#### To be done
Reproduce from the records below, with no pictures, exactly the lines between the one containing "Generate a web" and the one containing "Chart.defaults.color = TEXT;", inclusive.

#### Data shown
--- Start ---

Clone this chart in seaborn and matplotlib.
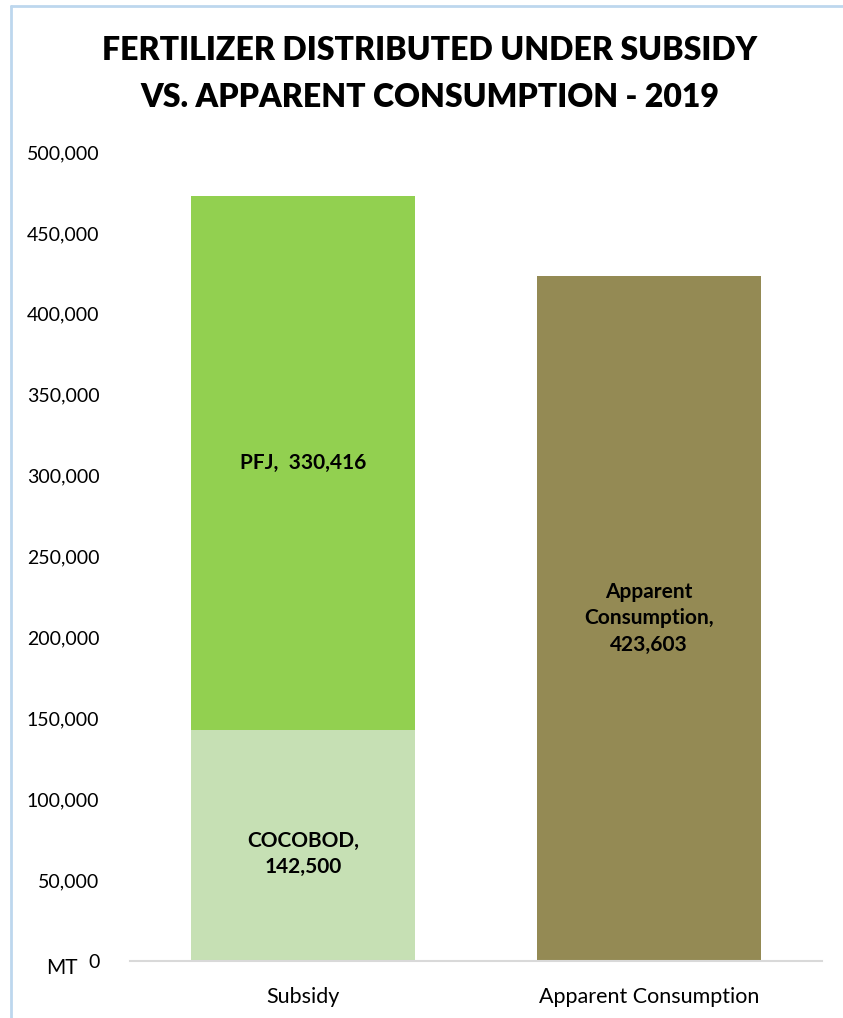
import matplotlib
matplotlib.use("Agg")
import matplotlib.pyplot as plt
import seaborn as sns
from matplotlib.lines import Line2D
from matplotlib.ticker import FuncFormatter

categories = ["Subsidy", "Apparent Consumption"]
cocobod = 142500
pfj = 330416
apparent = 423603
totals = [cocobod + pfj, apparent]
y_ticks = [0, 50000, 100000, 150000, 200000, 250000, 300000, 350000, 400000, 450000, 500000]

sns.set_theme(style="white")
plt.rcParams["font.family"] = ["Lato", "DejaVu Sans"]
plt.rcParams["text.color"] = "#000000"

W, H = 843, 1018
fig = plt.figure(figsize=(W / 100, H / 100), dpi=100)
ax = fig.add_axes([130 / W, 1 - 961 / H, (822 - 130) / W, (961 - 152) / H])

col_pfj = "#92D050"
col_coco = "#C6E0B4"
col_app = "#948A54"

sns.barplot(x=categories, y=totals, hue=categories, palette=[col_pfj, col_app],
            order=categories, hue_order=categories, legend=False, width=0.65,
            saturation=1, ax=ax, linewidth=0)
sns.barplot(x=["Subsidy"], y=[cocobod], order=categories, color=col_coco,
            width=0.65, saturation=1, ax=ax, linewidth=0)

ax.set_xlim(-0.5, 1.5)
ax.set_ylim(0, 500000)
ax.set_yticks(y_ticks)
ax.yaxis.set_major_formatter(FuncFormatter(lambda v, p: f"{int(v):,}"))
ax.tick_params(axis="y", labelsize=14, pad=22, length=0, colors="#000000")
ax.tick_params(axis="x", labelsize=15.5, pad=19, length=0, colors="#000000")
ax.set_xlabel("")
ax.set_ylabel("")
for s in ["top", "right", "left"]:
    ax.spines[s].set_visible(False)
ax.spines["bottom"].set_color("#D9D9D9")
ax.spines["bottom"].set_linewidth(1.5)
ax.grid(False)

lab_kw = dict(ha="center", va="center", fontsize=15, fontweight="bold", color="#000000", linespacing=1.4)
ax.text(0, cocobod + pfj / 2, f"PFJ,  {pfj:,}", **lab_kw)
ax.text(0, cocobod / 2 - 5000, f"COCOBOD,\n{cocobod:,}", **lab_kw)
ax.text(1, apparent / 2, f"Apparent\nConsumption,\n{apparent:,}", **lab_kw)

fig.text(62 / W, 1 - 968 / H, "MT", ha="center", va="center", fontsize=15, color="#000000")

fig.text(430 / W, 1 - 50 / H, "FERTILIZER DISTRIBUTED UNDER SUBSIDY", ha="center", va="center",
         fontsize=23, fontweight="heavy", color="#000000")
fig.text(430 / W, 1 - 97 / H, "VS. APPARENT CONSUMPTION - 2019", ha="center", va="center",
         fontsize=23, fontweight="heavy", color="#000000")

border = "#BDD7EE"
fig.add_artist(Line2D([11 / W, 1], [1 - 6 / H, 1 - 6 / H], transform=fig.transFigure, color=border, lw=2))
fig.add_artist(Line2D([11 / W, 11 / W], [0, 1 - 6 / H], transform=fig.transFigure, color=border, lw=2))

fig.savefig("out.png", dpi=100)
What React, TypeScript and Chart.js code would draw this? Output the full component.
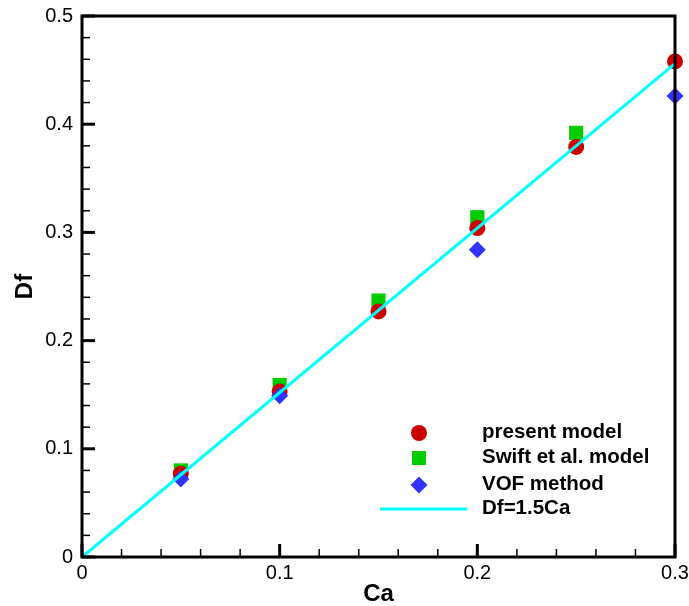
import React, { useEffect, useRef } from 'react';
import { Chart, registerables } from 'chart.js';

Chart.register(...registerables);

// ---- data ----
const presentCa = [0.05, 0.1, 0.15, 0.2, 0.25, 0.3];
const presentModel = [0.077, 0.153, 0.227, 0.304, 0.379, 0.458];
const swiftCa = [0.05, 0.1, 0.15, 0.2, 0.25];
const swiftModel = [0.08, 0.159, 0.237, 0.314, 0.392];
const vofCa = [0.05, 0.1, 0.2, 0.3];
const vofMethod = [0.072, 0.149, 0.284, 0.426];
const fitCa = [0, 0.3];
const fitDf = [0, 0.456];

const seriesLabels = ['present model', 'Swift et al. model', 'VOF method', 'Df=1.5Ca'];

const xTickValues = [0, 0.1, 0.2, 0.3];
const xTickLabels = ['0', '0.1', '0.2', '0.3'];
const yTickValues = [0, 0.1, 0.2, 0.3, 0.4, 0.5];
const yTickLabels = ['0', '0.1', '0.2', '0.3', '0.4', '0.5'];
const xMinorTicks = [0.02, 0.04, 0.06, 0.08, 0.12, 0.14, 0.16, 0.18, 0.22, 0.24, 0.26, 0.28];
const yMinorTicks = [
  0.02, 0.04, 0.06, 0.08, 0.12, 0.14, 0.16, 0.18, 0.22, 0.24, 0.26, 0.28,
  0.32, 0.34, 0.36, 0.38, 0.42, 0.44, 0.46, 0.48,
];

const RED = '#CC0000';
const GREEN = '#00CC00';
const BLUE = '#3333FF';
const CYAN = '#00FFFF';
const FONT = "'Liberation Sans', Arial, Helvetica, sans-serif";

const toPoints = (xs: number[], ys: number[]) => xs.map((x, i) => ({ x, y: ys[i] }));

const framePlugin = {
  id: 'frameTicks',
  afterDatasetsDraw(chart: any) {
    const { ctx, chartArea, scales } = chart;
    const { left, right, top, bottom } = chartArea;
    const xs = scales.x;
    const ys = scales.y;
    ctx.save();
    ctx.strokeStyle = '#000';
    ctx.lineCap = 'butt';
    const seg = (x1: number, y1: number, x2: number, y2: number) => {
      ctx.beginPath();
      ctx.moveTo(x1, y1);
      ctx.lineTo(x2, y2);
      ctx.stroke();
    };
    ctx.lineWidth = 1.5;
    xMinorTicks.forEach((v) => {
      const p = xs.getPixelForValue(v);
      seg(p, bottom, p, bottom - 8);
    });
    yMinorTicks.forEach((v) => {
      const p = ys.getPixelForValue(v);
      seg(left, p, left + 8, p);
    });
    ctx.lineWidth = 3;
    xTickValues.forEach((v) => {
      const p = xs.getPixelForValue(v);
      seg(p, bottom, p, bottom - 13);
    });
    yTickValues.forEach((v) => {
      const p = ys.getPixelForValue(v);
      seg(left, p, left + 13, p);
    });
    ctx.lineWidth = 3;
    ctx.strokeRect(left, top, right - left, bottom - top);
    ctx.restore();
  },
  afterDraw(chart: any) {
    const { ctx, chartArea } = chart;
    const { left, bottom } = chartArea;
    const markerX = left + 337;
    const textX = left + 400;
    const rowY = [bottom - 124, bottom - 99, bottom - 72, bottom - 48];
    ctx.save();
    ctx.fillStyle = RED;
    ctx.beginPath();
    ctx.arc(markerX, rowY[0], 8, 0, Math.PI * 2);
    ctx.fill();
    ctx.fillStyle = GREEN;
    ctx.fillRect(markerX - 7, rowY[1] - 7, 14, 14);
    ctx.fillStyle = BLUE;
    ctx.beginPath();
    ctx.moveTo(markerX, rowY[2] - 8.5);
    ctx.lineTo(markerX + 8.5, rowY[2]);
    ctx.lineTo(markerX, rowY[2] + 8.5);
    ctx.lineTo(markerX - 8.5, rowY[2]);
    ctx.closePath();
    ctx.fill();
    ctx.strokeStyle = CYAN;
    ctx.lineWidth = 3;
    ctx.beginPath();
    ctx.moveTo(left + 298, rowY[3]);
    ctx.lineTo(left + 385, rowY[3]);
    ctx.stroke();
    ctx.fillStyle = '#000';
    ctx.font = `bold 20.5px ${FONT}`;
    ctx.textAlign = 'left';
    ctx.textBaseline = 'middle';
    seriesLabels.forEach((t, i) => ctx.fillText(t, textX, rowY[i] - 1));
    ctx.restore();
  },
};

const zeroPadding = (scale: any) => {
  scale.paddingTop = 0;
  scale.paddingBottom = 0;
  scale.paddingLeft = 0;
  scale.paddingRight = 0;
};

export default function App() {
  const canvasRef = useRef<HTMLCanvasElement | null>(null);

  useEffect(() => {
    const canvas = canvasRef.current;
    if (!canvas) return;
    const chart = new Chart(canvas, {
      type: 'scatter',
      data: {
        datasets: [
          {
            label: seriesLabels[3],
            data: toPoints(fitCa, fitDf),
            showLine: true,
            borderColor: CYAN,
            backgroundColor: CYAN,
            borderWidth: 3,
            pointRadius: 0,
            order: 0,
            clip: false as any,
          },
          {
            label: seriesLabels[2],
            data: toPoints(vofCa, vofMethod),
            pointStyle: 'rectRot',
            pointRadius: 8.5,
            backgroundColor: BLUE,
            borderColor: BLUE,
            borderWidth: 0,
            order: 1,
            clip: false as any,
          },
          {
            label: seriesLabels[0],
            data: toPoints(presentCa, presentModel),
            pointStyle: 'circle',
            pointRadius: 8,
            backgroundColor: RED,
            borderColor: RED,
            borderWidth: 0,
            order: 2,
            clip: false as any,
          },
          {
            label: seriesLabels[1],
            data: toPoints(swiftCa, swiftModel),
            pointStyle: 'rect',
            pointRadius: 10,
            backgroundColor: GREEN,
            borderColor: GREEN,
            borderWidth: 0,
            order: 3,
            clip: false as any,
          },
        ],
      },
      options: {
        responsive: false,
        animation: false,
        devicePixelRatio: 1,
        layout: { padding: { top: 16, right: 14, left: 0, bottom: 0 } },
        plugins: {
          legend: { display: false },
          tooltip: { enabled: false },
        },
        scales: {
          x: {
            type: 'linear',
            min: 0,
            max: 0.3,
            grid: { display: false, drawTicks: false },
            border: { display: false },
            afterBuildTicks: (scale: any) => {
              scale.ticks = xTickValues.map((v) => ({ value: v }));
            },
            afterFit: (scale: any) => {
              scale.height = 49;
              zeroPadding(scale);
            },
            ticks: {
              padding: 4,
              color: '#000',
              maxRotation: 0,
              font: { family: FONT, size: 20 },
              callback: (v: any) => {
                const i = xTickValues.findIndex((t) => Math.abs(t - Number(v)) < 1e-9);
                return i >= 0 ? xTickLabels[i] : '';
              },
            },
            title: {
              display: true,
              text: 'Ca',
              color: '#000',
              font: { family: FONT, size: 24, weight: 'bold', lineHeight: 1 },
              padding: { top: 0, bottom: 0 },
            },
          },
          y: {
            type: 'linear',
            min: 0,
            max: 0.5,
            grid: { display: false, drawTicks: false },
            border: { display: false },
            afterBuildTicks: (scale: any) => {
              scale.ticks = yTickValues.map((v) => ({ value: v }));
            },
            afterFit: (scale: any) => {
              scale.width = 82;
              zeroPadding(scale);
            },
            ticks: {
              padding: 9,
              color: '#000',
              font: { family: FONT, size: 20 },
              callback: (v: any) => {
                const i = yTickValues.findIndex((t) => Math.abs(t - Number(v)) < 1e-9);
                return i >= 0 ? yTickLabels[i] : '';
              },
            },
            title: {
              display: true,
              text: 'Df',
              color: '#000',
              font: { family: FONT, size: 24, weight: 'bold', lineHeight: 1 },
              padding: { top: 13.5, bottom: 0 },
            },
          },
        },
      } as any,
      plugins: [framePlugin],
    });
    return () => chart.destroy();
  }, []);

  return (
    <div style={{ position: 'absolute', left: 0, top: 0, width: 689, height: 606, background: '#fff' }}>
      <canvas ref={canvasRef} width={689} height={606} style={{ display: 'block' }} />
    </div>
  );
}
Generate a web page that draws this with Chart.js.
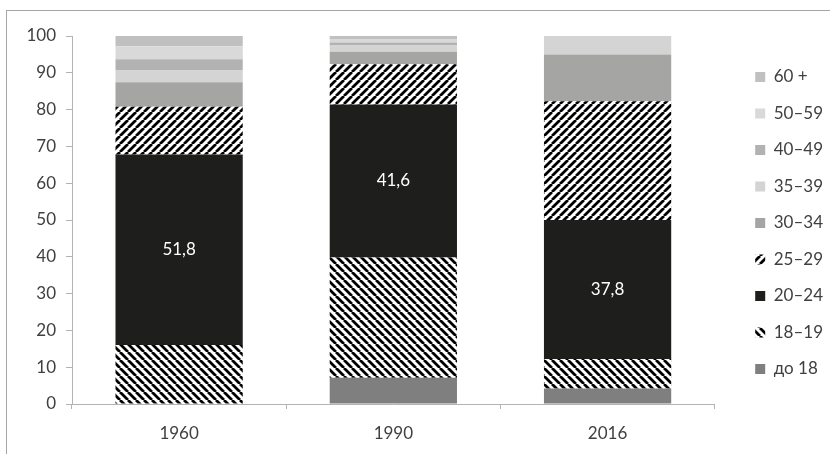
<!DOCTYPE html>
<html>
<head>
<meta charset="utf-8">
<script src="https://cdn.jsdelivr.net/npm/chart.js@4"></script>
<style>
  html, body { margin: 0; padding: 0; background: #fff; }
  #wrap { position: relative; width: 830px; height: 454px; overflow: hidden; }
  #frame { position: absolute; left: 6px; top: 10px; width: 840px; height: 460px; border: 1px solid #a6a6a6; }
  canvas { position: absolute; left: 0; top: 0; }
</style>
</head>
<body>
<div id="wrap">
  <div id="frame"></div>
  <canvas id="chart" width="830" height="454"></canvas>
</div>
<script>
const categories = ['1960', '1990', '2016'];
const seriesNames = ['до 18', '18–19', '20–24', '25–29', '30–34', '35–39', '40–49', '50–59', '60 +'];

const under18 = [0, 7.1, 4.2];
const age18_19 = [16.0, 32.7, 8.0];
const age20_24 = [51.8, 41.6, 37.8];
const age25_29 = [13.0, 10.9, 32.3];
const age30_34 = [6.6, 3.4, 12.7];
const age35_39 = [3.2, 1.7, 5.0];
const age40_49 = [3.1, 0.8, 0];
const age50_59 = [3.5, 1.0, 0];
const age60plus = [2.8, 0.8, 0];

const yTicks = [0, 10, 20, 30, 40, 50, 60, 70, 80, 90, 100];

const TEXT = '#404040';
const AXIS = '#b3b3b3';

Chart.defaults.font.family = 'Lato, "Open Sans", sans-serif';
Chart.defaults.font.size = 17;
Chart.defaults.color = TEXT;

// black/white diagonal hatching, dir '/' or '\'
function stripes(dir) {
  const s = 8;
  const c = document.createElement('canvas');
  c.width = s;
  c.height = s;
  const g = c.getContext('2d');
  g.fillStyle = '#fff';
  g.fillRect(0, 0, s, s);
  g.strokeStyle = '#000';
  g.lineWidth = 2.8;
  g.beginPath();
  for (let k = -1; k <= 1; k++) {
    if (dir === '/') {
      g.moveTo(k * s, s);
      g.lineTo(k * s + s, 0);
    } else {
      g.moveTo(k * s, 0);
      g.lineTo(k * s + s, s);
    }
  }
  g.stroke();
  return g.createPattern(c, 'repeat');
}

const fills = [
  '#7f7f7f',
  stripes('\\'),
  '#1e1e1c',
  stripes('/'),
  '#a5a5a3',
  '#d4d4d4',
  '#b2b2b2',
  '#d9d9d9',
  '#c0c0c0',
];
const seriesValues = [under18, age18_19, age20_24, age25_29, age30_34, age35_39, age40_49, age50_59, age60plus];

const LABELLED = 2; // 20–24 carries the value labels

const valueLabels = {
  id: 'valueLabels',
  afterDatasetsDraw(chart) {
    const ctx = chart.ctx;
    const meta = chart.getDatasetMeta(LABELLED);
    ctx.save();
    ctx.fillStyle = '#fff';
    ctx.font = '17px ' + Chart.defaults.font.family;
    ctx.textAlign = 'center';
    ctx.textBaseline = 'middle';
    meta.data.forEach((bar, i) => {
      const v = seriesValues[LABELLED][i];
      ctx.fillText(v.toFixed(1).replace('.', ','), bar.x, (bar.y + bar.base) / 2);
    });
    ctx.restore();
  },
};

// nudge the legend to where the original sits
const legendShift = {
  id: 'legendShift',
  afterLayout(chart) {
    const lg = chart.legend;
    lg.left += 21;
    lg.right += 21;
    lg.top -= 22;
    lg.bottom -= 22;
  },
};

new Chart(document.getElementById('chart'), {
  type: 'bar',
  data: {
    labels: categories,
    datasets: seriesNames.map((name, i) => ({
      label: name,
      data: seriesValues[i],
      backgroundColor: fills[i],
      borderWidth: 0,
      barPercentage: 1,
      categoryPercentage: 0.594,
    })),
  },
  options: {
    responsive: false,
    animation: false,
    layout: { padding: { top: 36, right: 18, bottom: 0, left: 0 } },
    scales: {
      x: {
        stacked: true,
        grid: { display: true, drawOnChartArea: false, offset: true, color: AXIS, tickLength: 5 },
        border: { color: AXIS },
        ticks: { padding: 14, color: TEXT },
        afterFit(scale) { scale.height = 50; },
      },
      y: {
        stacked: true,
        min: 0,
        max: 100,
        afterBuildTicks(scale) { scale.ticks = yTicks.map((v) => ({ value: v })); },
        grid: { display: true, drawOnChartArea: false, color: AXIS, tickLength: 6 },
        border: { color: AXIS },
        ticks: { padding: 10, color: TEXT },
        afterFit(scale) { scale.width = 72; },
      },
    },
    plugins: {
      tooltip: { enabled: false },
      legend: {
        position: 'right',
        reverse: true,
        labels: { boxWidth: 10, boxHeight: 10, padding: 19.5, color: TEXT },
      },
    },
  },
  plugins: [valueLabels, legendShift],
});
</script>
</body>
</html>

--- End ---

#### Final result
Generate a web page that draws this with Chart.js.
<!DOCTYPE html>
<html>
<head>
<meta charset="utf-8">
<script src="https://cdn.jsdelivr.net/npm/chart.js@4"></script>
<style>
  html, body { margin: 0; padding: 0; background: #fff; }
  #wrap { position: relative; width: 830px; height: 454px; overflow: hidden; }
  #frame { position: absolute; left: 6px; top: 10px; width: 840px; height: 460px; border: 1px solid #a6a6a6; }
  canvas { position: absolute; left: 0; top: 0; }
</style>
</head>
<body>
<div id="wrap">
  <div id="frame"></div>
  <canvas id="chart" width="830" height="454"></canvas>
</div>
<script>
const categories = ['1960', '1990', '2016'];
const seriesNames = ['до 18', '18–19', '20–24', '25–29', '30–34', '35–39', '40–49', '50–59', '60 +'];

const under18 = [0, 7.1, 4.2];
const age18_19 = [16.0, 32.7, 8.0];
const age20_24 = [51.8, 41.6, 37.8];
const age25_29 = [13.0, 10.9, 32.3];
const age30_34 = [6.6, 3.4, 12.7];
const age35_39 = [3.2, 1.7, 5.0];
const age40_49 = [3.1, 0.8, 0];
const age50_59 = [3.5, 1.0, 0];
const age60plus = [2.8, 0.8, 0];

const yTicks = [0, 10, 20, 30, 40, 50, 60, 70, 80, 90, 100];

const TEXT = '#404040';
const AXIS = '#b3b3b3';

Chart.defaults.font.family = 'Lato, "Open Sans", sans-serif';
Chart.defaults.font.size = 17;
Chart.defaults.color = TEXT;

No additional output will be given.